My brother-in-law inherited a chest full of Meccano from his dad. A burly ex-rugby player, he needed help lifting at the dump. Only mentioned it years ago when I said I was building a Meccano clock. I was horrified: even then Meccano in good condition, especially complete sets, went for big money. Meccano in poor condition isn’t valuable, and it’s possible to make a healthy profit by straightening and repainting it.
Last time I checked, the French firm who kept the trade-name are still making new parts but only for themed sets, not general purpose engineering. Traditional Meccano was popular in India, where a firm made new parts, and probably still does. Both made nuts and bolts, and they’re probably the most common Whitworth fasteners still being manufactured. Excellent for Meccano modelling because the coarse threads are so easily done and undone. Terrible for everything else for the same reason – small diameter coarse Whitworth threads come undone far too easily!
French Meccano had a long relationship with the British firm, starting by making a few parts under licence, then increasingly taking over as the UK operation went pear-shaped. British sets often contained parts stamped ‘Fabrique en Angleterre’, ‘Meccano France’, ‘Made in England’ and other variations, and maybe French sets were a mix too.
Meccano’s downfall was partly changing fashion, but mostly the way the business was run later on. Frank Hornby was an modelling enthusiast, competent engineer and a first-class business man. When he died, his son took over and seems not to have inherited any of his dads’ talents, or perhaps he just lacked energy. The business went into a slow decline, and even after it was taken over, UK Meccano lost money, and was eventually shut down.
The French operation did better by only selling a narrow range of products aimed carefully at contemporary children, and these don’t appeal to me at all. However, the French didn’t make the mistake of assuming what made Meccano popular with boys before WW1 still applied 50 years later.

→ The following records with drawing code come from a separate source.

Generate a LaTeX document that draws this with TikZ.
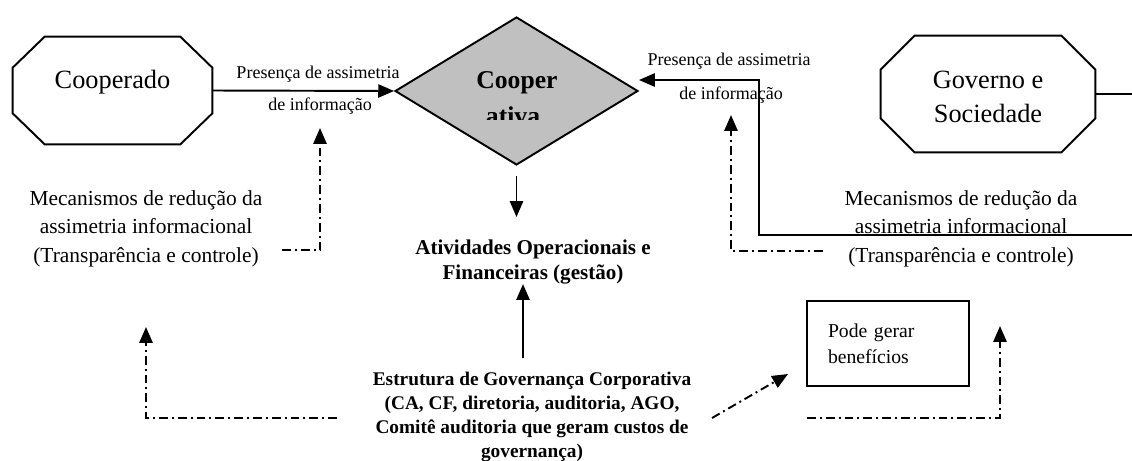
\documentclass[tikz,border=0pt]{standalone}
\usepackage{fontspec}
\setmainfont{Liberation Serif}
\usepackage{tikz}
\usetikzlibrary{shapes,arrows.meta,positioning,calc}
\definecolor{hubgray}{RGB}{192,192,192}

% octagon outline round a named node: node, chamfer in x, chamfer in y
\newcommand{\partyframe}[3]{%
  \draw[line width=1.1pt] ([xshift=#2]#1.north west) -- ([xshift=-#2]#1.north east)
    -- ([yshift=-#3]#1.north east) -- ([yshift=#3]#1.south east)
    -- ([xshift=-#2]#1.south east) -- ([xshift=#2]#1.south west)
    -- ([yshift=#3]#1.south west) -- ([yshift=-#3]#1.north west) -- cycle;}

\begin{document}
\begin{tikzpicture}[x=0.02cm, y=-0.02cm,
  party/.style={rectangle, align=center, inner sep=0pt, font=\fontsize{15}{19.9}\selectfont},
  hub/.style={draw, diamond, fill=hubgray, line width=1.1pt, inner sep=0pt, minimum width=4.86cm, minimum height=2.96cm},
  hubtext/.style={font=\fontsize{14.6}{18}\selectfont\bfseries, inner sep=0pt, anchor=base},
  hint/.style={font=\fontsize{10.25}{12}\selectfont, inner sep=0pt, anchor=base},
  mechtext/.style={font=\fontsize{12.2}{16.2}\selectfont, align=center, inner sep=0pt, anchor=north},
  opstext/.style={font=\fontsize{12}{13.7}\selectfont\bfseries, align=center, inner sep=0pt, anchor=north},
  boardtext/.style={font=\fontsize{11}{13.7}\selectfont\bfseries, align=center, inner sep=0pt, anchor=north},
  notebox/.style={draw, line width=1.1pt, text width=2.4cm, inner xsep=0.42cm, minimum height=1.7cm, align=left, font=\fontsize{11.2}{14.8}\selectfont},
  flow/.style={line width=1.1pt, -{Triangle[length=9pt,width=7.5pt]}},
  hintflow/.style={flow, dash pattern=on 5pt off 2.3pt on 1.1pt off 2.3pt}
]
  \useasboundingbox (0,0) rectangle (1132,460);

  % actors and the cooperative
  \node[party, minimum width=3.98cm, minimum height=2.14cm, text height=0.34cm, text depth=0.44cm] (member) at (112.5,90.5) {Cooperado};
  \partyframe{member}{0.64cm}{0.62cm}
  \node[party, minimum width=4.28cm, minimum height=2.32cm, text height=1.36cm, text depth=0.2cm] (state) at (988,94) {Governo e\\Sociedade};
  \partyframe{state}{0.68cm}{0.68cm}
  \node[hub] (coop) at (516.5,91) {};
  \node[hubtext] (cooptop) at (517,88) {Cooper};
  \begin{scope}
    \clip (395,60) rectangle (640,119);
    \node[hubtext] (coopbot) at (513,124) {ativa};
  \end{scope}

  % labels on the top arrows
  \node[hint] (askL) at (318,78) {Presença de assimetria};
  \node[hint] (infoL) at (320,110) {de informação};
  \node[hint] (askR) at (729,65) {Presença de assimetria};
  \node[hint] (infoR) at (731,99) {de informação};

  \node[mechtext] (mechL) at (146,190) {Mecanismos de redução da\\assimetria informacional\\(Transparência e controle)};
  \node[mechtext] (mechR) at (961,190) {Mecanismos de redução da\\assimetria informacional\\(Transparência e controle)};

  \node[opstext] (ops) at (533,240) {Atividades Operacionais e\\Financeiras (gestão)};
  \node[boardtext] (board) at (532,372) {Estrutura de Governança Corporativa\\(CA, CF, diretoria, auditoria, AGO,\\Comitê auditoria que geram custos de\\governança)};
  \node[notebox] (gain) at (888,343.5) {Pode gerar\\benefícios};

  % solid arrows
  \draw[flow] (member.east) -- (coop.west);
  \coordinate (loopB) at (759,235);
  \coordinate (loopT) at (759,80);
  \draw[flow] (state.east) -- ++(60,0) |- (loopB) -- (loopT) -- (loopT -| coop.east);
  \draw[flow, shorten <=0.2cm, shorten >=0.46cm] (coop.south) -- (coop.south |- ops.north);
  \coordinate (boardtop) at ([xshift=-0.18cm]board.north);
  \draw[flow, shorten <=0.28cm] (boardtop) -- (boardtop |- ops.south);

  % dash-dot arrows
  \coordinate (hL1) at (282,250);
  \coordinate (hL2) at (320,128);
  \coordinate (hR1) at (823,251);
  \coordinate (hR2) at (731,115);
  \coordinate (hB1) at (337,418);
  \coordinate (hB2) at (146,327);
  \coordinate (hC1) at (807,418);
  \coordinate (hC2) at (1000,326);
  \coordinate (hD1) at (712,418);
  \coordinate (hD2) at (788,374);
  \draw[hintflow] (hL1) -| (hL2);
  \draw[hintflow] (hR1) -| (hR2);
  \draw[hintflow] (hB1) -| (hB2);
  \draw[hintflow] (hC1) -| (hC2);
  \draw[hintflow] (hD1) -- (hD2);
\end{tikzpicture}
\end{document}
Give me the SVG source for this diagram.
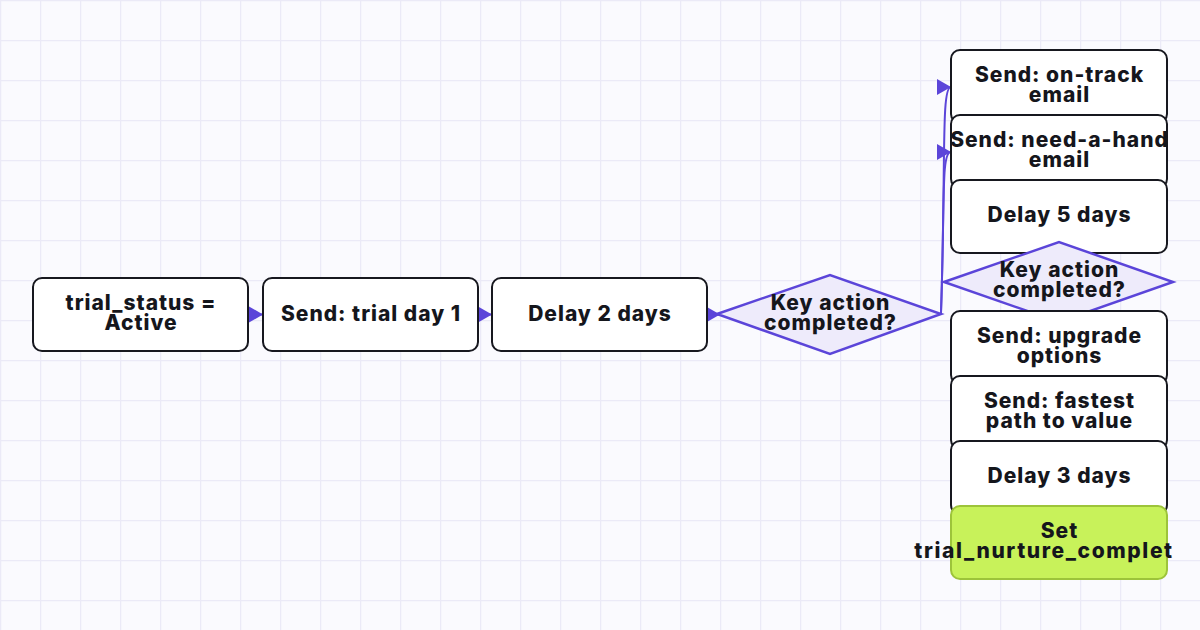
<svg xmlns="http://www.w3.org/2000/svg" width="1200" height="630" viewBox="0 0 1200 630">
<defs>
<pattern id="grid" width="40" height="40" patternUnits="userSpaceOnUse">
<path d="M0.5 0 V40 M0 0.5 H40" fill="none" stroke="#EBEAF7" stroke-width="1.5"/>
</pattern>
<marker id="arr" markerUnits="userSpaceOnUse" markerWidth="16" markerHeight="17" refX="14" refY="8" orient="auto" viewBox="0 0 16 16">
<path d="M0 0 L14 8 L0 16 Z" fill="#5B45D9"/>
</marker>
<style>
.box{fill:#FFFFFF;stroke:#17181F;stroke-width:2}
.dia{fill:#EEEBFB;stroke:#5B45D9;stroke-width:2.5}
.done{fill:#C8F25A;stroke:#9DC43A;stroke-width:2}
.t{font-family:Inter,"Noto Sans","Liberation Sans",sans-serif;font-weight:800;font-size:21px;letter-spacing:1px;fill:#15161C;text-anchor:middle}
.e{fill:none;stroke:#5B45D9;stroke-width:2}
</style>
</defs>
<rect width="1200" height="630" fill="#FAFAFE"/>
<rect width="1200" height="630" fill="url(#grid)"/>
<g id="connectors">
<line class="e" x1="248" y1="314.5" x2="263" y2="314.5" marker-end="url(#arr)"/>
<line class="e" x1="478" y1="314.5" x2="492" y2="314.5" marker-end="url(#arr)"/>
<line class="e" x1="707" y1="314.5" x2="720" y2="314.5" marker-end="url(#arr)"/>
<path class="e" d="M941 313 C946 160 941 87 951 87" marker-end="url(#arr)"/>
<path class="e" d="M941 313 C945 200 941 152 951 152" marker-end="url(#arr)"/>
</g>
<g id="n1"><rect class="box" x="33" y="278" width="215" height="73" rx="9"/><text class="t" x="141" y="310">trial_status =</text><text class="t" x="141" y="330">Active</text></g>
<g id="n2"><rect class="box" x="263" y="278" width="215" height="73" rx="9"/><text class="t" x="371" y="321">Send: trial day 1</text></g>
<g id="n3"><rect class="box" x="492" y="278" width="215" height="73" rx="9"/><text class="t" x="600" y="321">Delay 2 days</text></g>
<g id="d1"><polygon class="dia" points="717,314 830,275 941,314 830,354"/><text class="t" x="830.5" y="310">Key action</text><text class="t" x="830.5" y="330">completed?</text></g>
<g id="n4"><rect class="box" x="951" y="50" width="216" height="73" rx="9"/><text class="t" x="1059.5" y="82">Send: on-track</text><text class="t" x="1059.5" y="102">email</text></g>
<g id="n5"><rect class="box" x="951" y="115" width="216" height="73" rx="9"/><text class="t" x="1059.5" y="147">Send: need-a-hand</text><text class="t" x="1059.5" y="167">email</text></g>
<g id="n6"><rect class="box" x="951" y="180" width="216" height="73" rx="9"/><text class="t" x="1059.5" y="222">Delay 5 days</text></g>
<g id="d2"><polygon class="dia" points="944,282 1059,242 1173,282 1059,322"/><text class="t" x="1059.5" y="277">Key action</text><text class="t" x="1059.5" y="297">completed?</text></g>
<g id="n7"><rect class="box" x="951" y="311" width="216" height="73" rx="9"/><text class="t" x="1059.5" y="343">Send: upgrade</text><text class="t" x="1059.5" y="363">options</text></g>
<g id="n8"><rect class="box" x="951" y="376" width="216" height="73" rx="9"/><text class="t" x="1059.5" y="408">Send: fastest</text><text class="t" x="1059.5" y="428">path to value</text></g>
<g id="n9"><rect class="box" x="951" y="441" width="216" height="73" rx="9"/><text class="t" x="1059.5" y="483">Delay 3 days</text></g>
<g id="n10"><rect class="done" x="951" y="506" width="216" height="73" rx="9"/><text class="t" x="1059.5" y="538">Set</text><text class="t" x="1044" y="558" style="letter-spacing:1.6px">trial_nurture_complet</text></g>
</svg>
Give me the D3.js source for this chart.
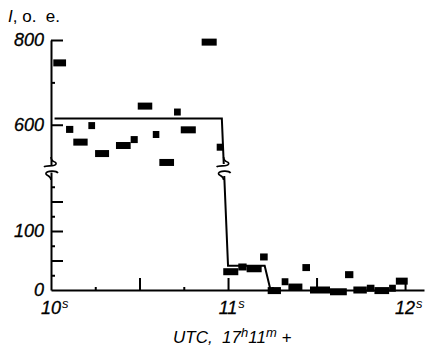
<!DOCTYPE html>
<html>
<head>
<meta charset="utf-8">
<script src="https://cdn.jsdelivr.net/npm/d3@7"></script>
<style>
  body { margin: 0; background: #fff; }
  svg { display: block; font-family: "Liberation Sans", Arial, sans-serif; }
</style>
</head>
<body>
<svg width="425" height="350"></svg>
<script>
// marker intervals (s after 17h11m) and intensity
var tStart = [10.013, 10.085, 10.126, 10.211, 10.249, 10.367, 10.450, 10.490, 10.575, 10.612,
              10.695, 10.733, 10.851, 10.936,
              10.973, 11.058, 11.105, 11.181, 11.224, 11.303, 11.341, 11.420, 11.463, 11.576,
              11.661, 11.708, 11.784, 11.827, 11.910, 11.948];
var tEnd   = [10.085, 10.126, 10.207, 10.249, 10.328, 10.450, 10.490, 10.572, 10.612, 10.695,
              10.733, 10.818, 10.936, 10.973,
              11.058, 11.105, 11.190, 11.224, 11.299, 11.341, 11.420, 11.463, 11.576, 11.671,
              11.708, 11.784, 11.827, 11.910, 11.948, 12.015];
var intensity = [746, 589, 559, 598, 532, 551, 565, 644, 577, 511,
                 630, 588, 795, 547,
                 31, 39, 36, 56, -1, 14, 5, 38, 0, -3,
                 26, 0, 3, -1, 3, 15];

// step model line
var lineT = [10.02, 10.965, 11.0, 11.207, 11.24];
var lineV = [615, 615, 41, 41, 0];

var xMajor = [10.5, 11, 11.5, 12];
var xMinor = [10.25, 10.75, 11.25, 11.75];
var xLabels = [10, 11, 12];
var lowMajor = [50, 100, 150], lowMinor = [25, 75, 125, 175], lowLabels = [0, 100];
var highMajor = [600, 800], highMinor = [700], highLabels = [600, 800];

var svg = d3.select('svg');

var x = d3.scaleLinear().domain([10, 12.107]).range([51, 424]);
var yLow = d3.scaleLinear().domain([0, 200]).range([290, 172]);
var yHigh = d3.scaleLinear().domain([505, 800]).range([165, 40]);
var y = v => v > 300 ? yHigh(v) : yLow(v);

var x0 = x(10), yBase = yLow(0);
var ink = '#000';

// markers
svg.append('g').selectAll('rect')
    .data(d3.range(tStart.length))
    .join('rect')
    .attr('x', i => x(tStart[i]))
    .attr('width', i => x(tEnd[i]) - x(tStart[i]))
    .attr('y', i => y(intensity[i]) - 3.5)
    .attr('height', 7)
    .attr('fill', ink);

// step line
var line = d3.line().x(d => x(d[0])).y(d => y(d[1]));
svg.append('path')
    .attr('d', line(d3.zip(lineT, lineV)))
    .attr('fill', 'none')
    .attr('stroke', ink)
    .attr('stroke-width', 2);

// gap in the step line
var gapTop = yHigh.range()[0] - 1, gapBot = yLow.range()[1] + 4;
svg.append('rect')
    .attr('x', x(10.93)).attr('width', x(11.04) - x(10.93))
    .attr('y', gapTop).attr('height', gapBot - gapTop)
    .attr('fill', '#fff');

// axes
function styleAxis(g) {
    g.selectAll('path, line').attr('stroke', ink).attr('stroke-width', 2);
}
svg.append('g').attr('transform', `translate(${x0},0)`)
    .call(d3.axisRight(yLow).tickValues(lowMajor).tickSize(12).tickSizeOuter(0).tickFormat(''))
    .call(styleAxis);
svg.append('g').attr('transform', `translate(${x0},0)`)
    .call(d3.axisRight(yLow).tickValues(lowMinor).tickSize(4).tickFormat(''))
    .call(g => g.select('.domain').remove())
    .call(styleAxis);
svg.append('g').attr('transform', `translate(${x0},0)`)
    .call(d3.axisRight(yHigh).tickValues(highMajor).tickSize(12).tickSizeOuter(0).tickFormat(''))
    .call(styleAxis);
svg.append('g').attr('transform', `translate(${x0},0)`)
    .call(d3.axisRight(yHigh).tickValues(highMinor).tickSize(4).tickFormat(''))
    .call(g => g.select('.domain').remove())
    .call(styleAxis);

svg.append('g').attr('transform', `translate(0,${yBase})`)
    .call(d3.axisBottom(x).tickValues(xMajor).tickSize(-12).tickSizeOuter(0).tickFormat(''))
    .call(styleAxis);
svg.append('g').attr('transform', `translate(0,${yBase})`)
    .call(d3.axisBottom(x).tickValues(xMinor).tickSize(-3).tickFormat(''))
    .call(g => g.select('.domain').remove())
    .call(styleAxis);

// break marks
function breakMark(cx) {
    var a = yHigh.range()[0], b = yLow.range()[1];
    var g = svg.append('g').attr('fill', 'none').attr('stroke', ink).attr('stroke-width', 1.6);
    g.append('path').attr('d', `M${cx},${a - 8} C${cx},${a - 2} ${cx + 6},${a - 4} ${cx + 5},${a - 1} C${cx + 4},${a + 2} ${cx - 5},${a} ${cx - 7},${a + 2}`);
    g.append('path').attr('d', `M${cx + 7},${b + 1} C${cx + 5},${b - 2} ${cx - 4},${b - 1} ${cx - 5},${b + 1} C${cx - 6},${b + 4} ${cx},${b + 3} ${cx},${b + 8}`);
}
breakMark(x0);
breakMark(x(10.975));

// tick labels
svg.append('g').selectAll('text')
    .data(lowLabels.map(v => [v, yLow(v)]).concat(highLabels.map(v => [v, yHigh(v)])))
    .join('text')
    .attr('x', x0 - 7)
    .attr('y', d => d[1])
    .attr('dy', '0.36em')
    .attr('text-anchor', 'end')
    .attr('font-style', 'italic')
    .attr('font-size', 18)
    .attr('stroke', ink)
    .attr('stroke-width', 0.3)
    .attr('fill', ink)
    .text(d => d[0]);

xLabels.forEach(function(t) {
    var num = svg.append('text')
        .attr('x', x(t)).attr('y', yBase + 24)
        .attr('text-anchor', 'middle')
        .attr('font-style', 'italic')
        .attr('font-size', 18)
        .attr('stroke', ink)
        .attr('stroke-width', 0.3)
        .attr('fill', ink)
        .text(t);
    var w = num.node().getComputedTextLength();
    svg.append('text')
        .attr('x', x(t) + w / 2 + 1).attr('y', yBase + 18)
        .attr('font-style', 'italic')
        .attr('font-size', 13)
        .attr('fill', ink)
        .text('s');
});

// axis titles
var xt = svg.append('text')
    .attr('x', 173).attr('y', 343)
    .attr('font-style', 'italic')
    .attr('font-size', 17)
    .attr('fill', ink);
xt.append('tspan').text('UTC,\u00a0\u00a017');
xt.append('tspan').attr('dy', -6).attr('font-size', 13).text('h');
xt.append('tspan').attr('dy', 6).text('11');
xt.append('tspan').attr('dy', -6).attr('font-size', 13).text('m');
xt.append('tspan').attr('dy', 6).text('\u00a0+');

var yt = svg.append('text')
    .attr('x', 8).attr('y', 22)
    .attr('font-size', 17)
    .attr('fill', ink);
yt.append('tspan').attr('font-style', 'italic').text('I');
yt.append('tspan').text(', о.\u00a0\u00a0е.');
</script>
</body>
</html>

I recommend traditional Meccano wholeheartedly. Adults will certainly appreciate it for modelling, prototyping and extensible play. For some machine modelling purposes, it can be a good substitute for 3D-CAD. For advanced modellers, Meccano’s pointillist appearance is well-suited to certain high-end models – done well it produces the perfect blend of art and technology evident in the Spitfire and steam-punk.